Ignacio Camacho-ABC

  • La política española sigue sin aceptar que el virus no espera, no respeta sus prioridades ni atiende sus estrategias

En política es un tópico, y como todos los tópicos basado en una verdad, la importancia del manejo de los tiempos. La habilidad, o el don, de dominar la agenda, marcar el compás de los acontecimientos o gestionar la iniciativa constituye un elemento esencial del liderazgo. Templar para mandar, como en los toros o en la vida misma. Aznar presumía, cuaderno azul en mano, de un control hermético de las decisiones y sus plazos. Rajoy disfrazaba de serenidad su alergia a los riesgos, y en vez de dirigir los tiempos dejaba que gobernaran ellos hasta que los problemas, como el de Cataluña, se le acababan pudriendo. Zapatero aceleraba los ciclos con arrogancia de visionario y la única vez que quiso frenarlos, en la crisis de 2010, resultó arrollado. Sánchez, que también blasona de su tino en la elección de los momentos, ha cometido un error de medida en Murcia -¡¡en Murcia!!- que puede arruinar la arquitectura de su mandato. Ese delicado juego de las siete y media, pasarse o no llegar, requiere observación, pensamiento de largo alcance, intuición táctica… y suerte. Y aun así ocurre a menudo que la realidad impone su propio calendario, desmorona previsiones, exige respuestas, estropea cálculos, malogra estrategias.

Es lo que está sucediendo con el Covid. No obedece, no respeta prioridades, no espera. Enmanuel Macron, obligado a confinar por enésima vez la región parisina -12 millones de habitantes, el 31 % del PIB francés-, se ha resignado. «El virus es el dueño de los tiempos», ha dicho antes de decretar el cerrojazo. El presidente galo también se jactaba de su dominio sobre los relojes de la política: olfato, finura de análisis, firmeza, tacto. Nada. La pandemia sólo atiende sus propias reglas. También lo ha entendido Mario Draghi, que no ha aceptado el mando en Italia para plegarse al electoralismo de los partidos ni para ser el más popular de la clase. Ha llegado como solución de emergencia, no piensa presentarse candidato y tiene manos libres para ordenar nuevas limitaciones drásticas de movilidad hasta que la inmunidad avance.

Los dirigentes españoles, en cambio, han decidido ignorar la realidad y seguir como si el virus no existiera, anclados en sus proyectos ideológicos, sus juegos de poder, sus obsesiones, sus ocurrencias. Las últimas, una ley de Eutanasia cuando la epidemia se lleva por delante a decenas de miles de ancianos que no han pedido a nadie que les alivie el tránsito, y una relajación general de las restricciones mientras media Europa advierte indicios de la cuarta ola.
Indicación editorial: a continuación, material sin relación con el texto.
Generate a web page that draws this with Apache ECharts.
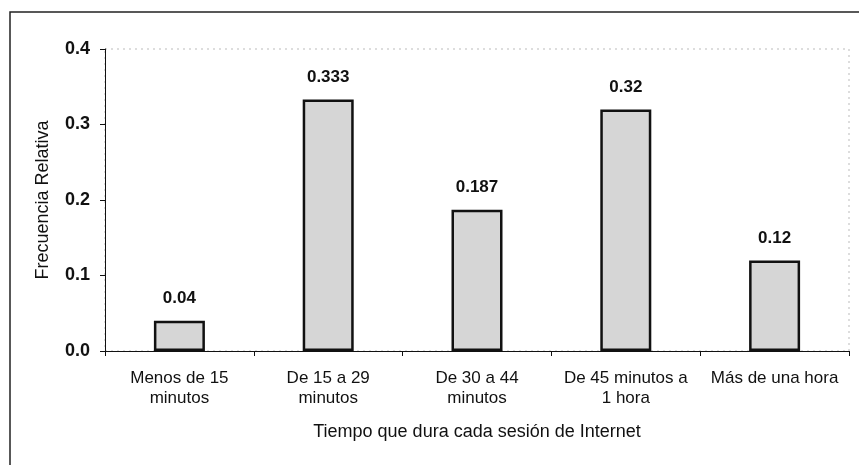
<!DOCTYPE html>
<html><head><meta charset="utf-8">
<script src="https://cdn.jsdelivr.net/npm/echarts@6/dist/echarts.min.js"></script>
<style>html,body{margin:0;padding:0;background:#fff}#c{width:859px;height:465px}</style>
</head><body><div id="c"></div>
<script>
const categories = ['Menos de 15\nminutos', 'De 15 a 29\nminutos', 'De 30 a 44\nminutos', 'De 45 minutos a\n1 hora', 'Más de una hora'];
const values = [0.04, 0.333, 0.187, 0.32, 0.12];
const valueLabels = ['0.04', '0.333', '0.187', '0.32', '0.12'];
const yTicks = [0, 0.1, 0.2, 0.3, 0.4];

const chart = echarts.init(document.getElementById('c'));
const font = 'Arial, "Liberation Sans", sans-serif';
chart.setOption({
  animation: false,
  graphic: [{
    type: 'rect', shape: {x: 10, y: 12, width: 870, height: 480},
    style: {fill: 'none', stroke: '#222', lineWidth: 1.5}, z: 0
  }, {
    type: 'rect', shape: {x: 105, y: 49, width: 744, height: 302},
    style: {fill: 'none', stroke: '#bbb', lineWidth: 1, lineDash: [2, 4]}, z: 0
  }],
  grid: {left: 105, right: 10, top: 49, bottom: 114},
  xAxis: {
    type: 'category', data: categories,
    axisLine: {lineStyle: {color: '#111', width: 1}},
    axisTick: {show: true, alignWithLabel: false, length: 5, lineStyle: {color: '#111'}},
    axisLabel: {color: '#111', fontSize: 17, fontFamily: font, lineHeight: 20, margin: 17, interval: 0},
    name: 'Tiempo que dura cada sesión de Internet',
    nameLocation: 'middle', nameGap: 72,
    nameTextStyle: {color: '#111', fontSize: 18, fontFamily: font}
  },
  yAxis: {
    type: 'value', min: 0, max: 0.4, interval: 0.1,
    axisLine: {show: true, lineStyle: {color: '#111', width: 1}},
    axisTick: {show: true, length: 5, lineStyle: {color: '#111'}},
    splitLine: {show: false},
    axisLabel: {color: '#111', fontSize: 18, fontWeight: 'bold', fontFamily: font, margin: 15,
      formatter: v => v.toFixed(1)},
    name: 'Frecuencia Relativa', nameLocation: 'middle', nameGap: 53,
    nameTextStyle: {color: '#111', fontSize: 18, fontFamily: font}
  },
  series: [{
    type: 'bar', data: values, barWidth: 51,
    itemStyle: {color: '#d6d6d6', borderColor: '#111', borderWidth: 2.5},
    label: {show: true, position: 'top', distance: 14, color: '#111', fontSize: 17, fontWeight: 'bold', fontFamily: font,
      formatter: p => valueLabels[p.dataIndex]}
  }]
});
</script></body></html>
Aquí los tiempos los marca la propaganda, de espaldas a los hechos objetivos, a contraviento de la Historia. Y se legisla con desenfado sobre la muerte voluntaria en vez de proteger las vidas amenazadas por la letal rebeldía de la plaga. Ese desprecio al verdadero señor actual de las circunstancias constituye una insensata invitación a su venganza.